All of the listing below must be repeated word for word. Pictures are the only thing to omit.
# # # # # # #
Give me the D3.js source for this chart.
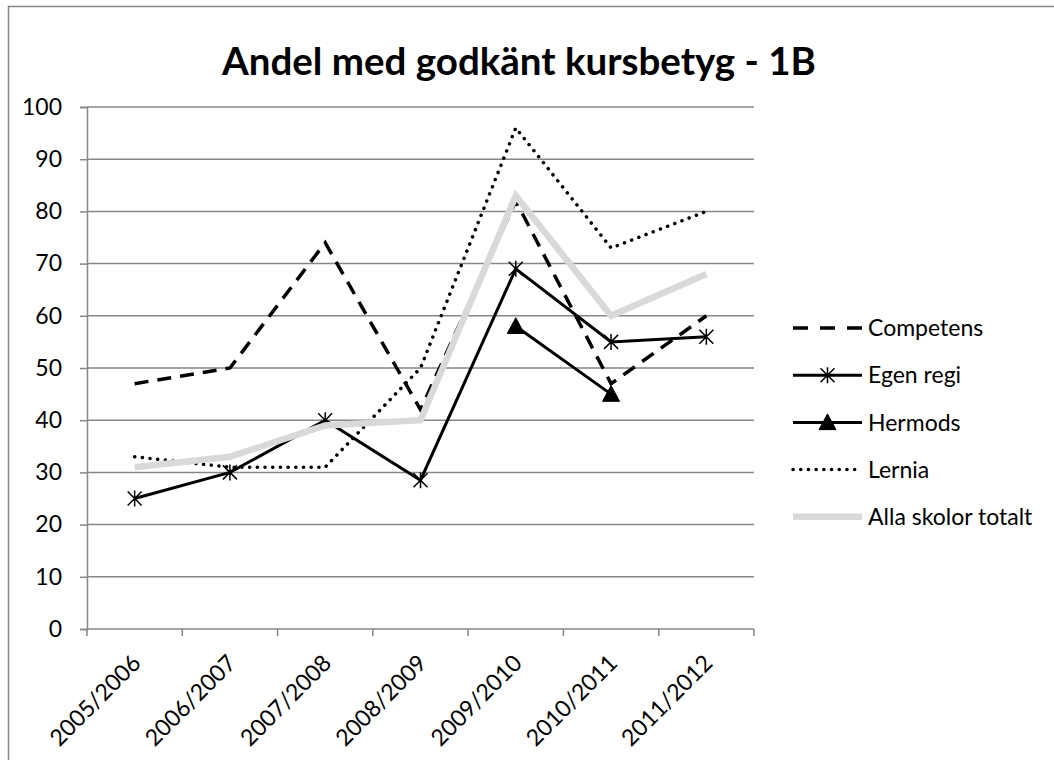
<!DOCTYPE html>
<html>
<head>
<meta charset="utf-8">
<script src="https://cdn.jsdelivr.net/npm/d3@7"></script>
<style>
  html, body { margin: 0; padding: 0; background: #fff; }
  svg { display: block; }
  text { font-family: Lato, "Open Sans", sans-serif; fill: #000; }
</style>
</head>
<body>
<svg id="chart" width="1054" height="760"></svg>
<script>
const title = "Andel med godkänt kursbetyg - 1B";
const categories = ["2005/2006", "2006/2007", "2007/2008", "2008/2009", "2009/2010", "2010/2011", "2011/2012"];
const yTicks = [0, 10, 20, 30, 40, 50, 60, 70, 80, 90, 100];
const seriesNames = ["Competens", "Egen regi", "Hermods", "Lernia", "Alla skolor totalt"];
const competens = [47, 50, 74, 42, 82, 47, 60];
const egenRegi = [25, 30, 40, 28.5, 69, 55, 56];
const hermods = [null, null, null, null, 58, 45, null];
const lernia = [33, 31, 31, 50, 96, 73, 80];
const allaSkolor = [31, 33, 39, 40, 83, 60, 68];

const seriesValues = [competens, egenRegi, hermods, lernia, allaSkolor];
const styles = [
  { stroke: "#000", width: 3.5, dash: "14,9", cap: "butt", marker: null },
  { stroke: "#000", width: 3, dash: null, cap: "butt", marker: "star" },
  { stroke: "#000", width: 3, dash: null, cap: "butt", marker: "triangle" },
  { stroke: "#000", width: 3.5, dash: "0.1,7.6", cap: "round", marker: null },
  { stroke: "#d9d9d9", width: 6.5, dash: null, cap: "butt", marker: null }
];

const svg = d3.select("#chart");
const gridColor = "#868686";

// outer chart border
svg.append("rect").attr("x", 8.5).attr("y", 6.5).attr("width", 1100).attr("height", 800)
  .attr("fill", "none").attr("stroke", gridColor).attr("stroke-width", 1.5);

const x = d3.scaleBand().domain(categories).range([87, 754]).paddingInner(0).paddingOuter(0);
const y = d3.scaleLinear().domain([0, 100]).range([629, 107]);
const cx = c => x(c) + x.bandwidth() / 2;

// title
svg.append("text").attr("x", 519).attr("y", 75).attr("text-anchor", "middle")
  .style("font-size", "38.5px").style("font-weight", "bold").text(title);

// gridlines
svg.append("g").selectAll("line").data(yTicks.filter(d => d > 0)).join("line")
  .attr("x1", 87).attr("x2", 754).attr("y1", d => y(d)).attr("y2", d => y(d))
  .attr("stroke", gridColor).attr("stroke-width", 1.5);

// y axis
const yAxis = d3.axisLeft(y).tickValues(yTicks).tickSize(7).tickPadding(18).tickFormat(d3.format("d"));
const gy = svg.append("g").attr("transform", "translate(87,0)").call(yAxis);
gy.select(".domain").attr("stroke", gridColor).attr("stroke-width", 1.5);
gy.selectAll(".tick line").attr("stroke", gridColor).attr("stroke-width", 1.5);
gy.selectAll(".tick text").style("font-size", "23px").style("font-family", "Lato").attr("fill", "#000");

// x axis (ticks at band boundaries)
const boundaries = categories.map(c => x(c)).concat([x(categories[categories.length - 1]) + x.bandwidth()]);
const gx = svg.append("g");
gx.append("line").attr("x1", 87).attr("x2", 754).attr("y1", 629).attr("y2", 629)
  .attr("stroke", gridColor).attr("stroke-width", 1.5);
gx.selectAll("line.tk").data(boundaries).join("line").attr("class", "tk")
  .attr("x1", d => d).attr("x2", d => d).attr("y1", 629).attr("y2", 636)
  .attr("stroke", gridColor).attr("stroke-width", 1.5);
gx.selectAll("text").data(categories).join("text")
  .attr("transform", d => `translate(${cx(d) - 4},${653}) rotate(-45)`)
  .attr("text-anchor", "end").attr("dy", "0.71em")
  .style("font-size", "23px").text(d => d);

// lines
const line = d3.line().defined(d => d.v !== null).x(d => cx(d.c)).y(d => y(d.v));
const plot = svg.append("g");

function drawMarker(g, type, px, py) {
  if (type === "star") {
    const r = 7;
    g.append("path")
      .attr("d", `M${px - r},${py - r}L${px + r},${py + r}M${px - r},${py + r}L${px + r},${py - r}M${px},${py - r - 1}L${px},${py + r + 1}`)
      .attr("stroke", "#000").attr("stroke-width", 1.5).attr("fill", "none");
  } else if (type === "triangle") {
    const s = 8.5;
    g.append("path")
      .attr("d", `M${px},${py - s}L${px + s},${py + s * 0.85}L${px - s},${py + s * 0.85}Z`)
      .attr("fill", "#000").attr("stroke", "#000").attr("stroke-width", 1);
  }
}

seriesValues.forEach((vals, i) => {
  const st = styles[i];
  const data = categories.map((c, j) => ({ c, v: vals[j] }));
  const p = plot.append("path").datum(data).attr("d", line)
    .attr("fill", "none").attr("stroke", st.stroke).attr("stroke-width", st.width)
    .attr("stroke-linejoin", "miter").attr("stroke-linecap", st.cap);
  if (st.dash) p.attr("stroke-dasharray", st.dash);
  if (st.marker) {
    data.filter(d => d.v !== null).forEach(d => drawMarker(plot, st.marker, cx(d.c), y(d.v)));
  }
});

// legend
const legend = svg.append("g");
seriesNames.forEach((name, i) => {
  const st = styles[i];
  const ry = 328 + i * 47.2;
  const l = legend.append("line").attr("x1", 793).attr("x2", 862).attr("y1", ry).attr("y2", ry)
    .attr("stroke", st.stroke).attr("stroke-width", st.width).attr("stroke-linecap", st.cap);
  if (st.dash) l.attr("stroke-dasharray", i === 0 ? "15,12" : st.dash);
  if (st.marker) drawMarker(legend, st.marker, 827.5, ry);
  legend.append("text").attr("x", 868).attr("y", ry).attr("dy", "0.36em")
    .style("font-size", "23px").text(name);
});
</script>
</body>
</html>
# # # # # # #
* [WRITTEN ANSWER]
Give me the D3.js source for this chart.
<!DOCTYPE html>
<html>
<head>
<meta charset="utf-8">
<script src="https://cdn.jsdelivr.net/npm/d3@7"></script>
<style>
  html, body { margin: 0; padding: 0; background: #fff; }
  svg { display: block; }
  text { font-family: Lato, "Open Sans", sans-serif; fill: #000; }
</style>
</head>
<body>
<svg id="chart" width="1054" height="760"></svg>
<script>
const title = "Andel med godkänt kursbetyg - 1B";
const categories = ["2005/2006", "2006/2007", "2007/2008", "2008/2009", "2009/2010", "2010/2011", "2011/2012"];
const yTicks = [0, 10, 20, 30, 40, 50, 60, 70, 80, 90, 100];
const seriesNames = ["Competens", "Egen regi", "Hermods", "Lernia", "Alla skolor totalt"];
const competens = [47, 50, 74, 42, 82, 47, 60];
const egenRegi = [25, 30, 40, 28.5, 69, 55, 56];
const hermods = [null, null, null, null, 58, 45, null];
const lernia = [33, 31, 31, 50, 96, 73, 80];
const allaSkolor = [31, 33, 39, 40, 83, 60, 68];

const seriesValues = [competens, egenRegi, hermods, lernia, allaSkolor];
const styles = [
  { stroke: "#000", width: 3.5, dash: "14,9", cap: "butt", marker: null },
  { stroke: "#000", width: 3, dash: null, cap: "butt", marker: "star" },
  { stroke: "#000", width: 3, dash: null, cap: "butt", marker: "triangle" },
  { stroke: "#000", width: 3.5, dash: "0.1,7.6", cap: "round", marker: null },
  { stroke: "#d9d9d9", width: 6.5, dash: null, cap: "butt", marker: null }
];

const svg = d3.select("#chart");
const gridColor = "#868686";

// outer chart border
svg.append("rect").attr("x", 8.5).attr("y", 6.5).attr("width", 1100).attr("height", 800)
  .attr("fill", "none").attr("stroke", gridColor).attr("stroke-width", 1.5);

const x = d3.scaleBand().domain(categories).range([87, 754]).paddingInner(0).paddingOuter(0);
const y = d3.scaleLinear().domain([0, 100]).range([629, 107]);
const cx = c => x(c) + x.bandwidth() / 2;

// title
svg.append("text").attr("x", 519).attr("y", 75).attr("text-anchor", "middle")
  .style("font-size", "38.5px").style("font-weight", "bold").text(title);

// gridlines
svg.append("g").selectAll("line").data(yTicks.filter(d => d > 0)).join("line")
  .attr("x1", 87).attr("x2", 754).attr("y1", d => y(d)).attr("y2", d => y(d))
  .attr("stroke", gridColor).attr("stroke-width", 1.5);

// y axis
const yAxis = d3.axisLeft(y).tickValues(yTicks).tickSize(7).tickPadding(18).tickFormat(d3.format("d"));
const gy = svg.append("g").attr("transform", "translate(87,0)").call(yAxis);
gy.select(".domain").attr("stroke", gridColor).attr("stroke-width", 1.5);
gy.selectAll(".tick line").attr("stroke", gridColor).attr("stroke-width", 1.5);
gy.selectAll(".tick text").style("font-size", "23px").style("font-family", "Lato").attr("fill", "#000");

// x axis (ticks at band boundaries)
const boundaries = categories.map(c => x(c)).concat([x(categories[categories.length - 1]) + x.bandwidth()]);
const gx = svg.append("g");
gx.append("line").attr("x1", 87).attr("x2", 754).attr("y1", 629).attr("y2", 629)
  .attr("stroke", gridColor).attr("stroke-width", 1.5);
gx.selectAll("line.tk").data(boundaries).join("line").attr("class", "tk")
  .attr("x1", d => d).attr("x2", d => d).attr("y1", 629).attr("y2", 636)
  .attr("stroke", gridColor).attr("stroke-width", 1.5);
gx.selectAll("text").data(categories).join("text")
  .attr("transform", d => `translate(${cx(d) - 4},${653}) rotate(-45)`)
  .attr("text-anchor", "end").attr("dy", "0.71em")
  .style("font-size", "23px").text(d => d);

// lines
const line = d3.line().defined(d => d.v !== null).x(d => cx(d.c)).y(d => y(d.v));
const plot = svg.append("g");

function drawMarker(g, type, px, py) {
  if (type === "star") {
    const r = 7;
    g.append("path")
      .attr("d", `M${px - r},${py - r}L${px + r},${py + r}M${px - r},${py + r}L${px + r},${py - r}M${px},${py - r - 1}L${px},${py + r + 1}`)
      .attr("stroke", "#000").attr("stroke-width", 1.5).attr("fill", "none");
  } else if (type === "triangle") {
    const s = 8.5;
    g.append("path")
      .attr("d", `M${px},${py - s}L${px + s},${py + s * 0.85}L${px - s},${py + s * 0.85}Z`)
      .attr("fill", "#000").attr("stroke", "#000").attr("stroke-width", 1);
  }
}

seriesValues.forEach((vals, i) => {
  const st = styles[i];
  const data = categories.map((c, j) => ({ c, v: vals[j] }));
  const p = plot.append("path").datum(data).attr("d", line)
    .attr("fill", "none").attr("stroke", st.stroke).attr("stroke-width", st.width)
    .attr("stroke-linejoin", "miter").attr("stroke-linecap", st.cap);
  if (st.dash) p.attr("stroke-dasharray", st.dash);
  if (st.marker) {
    data.filter(d => d.v !== null).forEach(d => drawMarker(plot, st.marker, cx(d.c), y(d.v)));
  }
});

// legend
const legend = svg.append("g");
seriesNames.forEach((name, i) => {
  const st = styles[i];
  const ry = 328 + i * 47.2;
  const l = legend.append("line").attr("x1", 793).attr("x2", 862).attr("y1", ry).attr("y2", ry)
    .attr("stroke", st.stroke).attr("stroke-width", st.width).attr("stroke-linecap", st.cap);
  if (st.dash) l.attr("stroke-dasharray", i === 0 ? "15,12" : st.dash);
  if (st.marker) drawMarker(legend, st.marker, 827.5, ry);
  legend.append("text").attr("x", 868).attr("y", ry).attr("dy", "0.36em")
    .style("font-size", "23px").text(name);
});
</script>
</body>
</html>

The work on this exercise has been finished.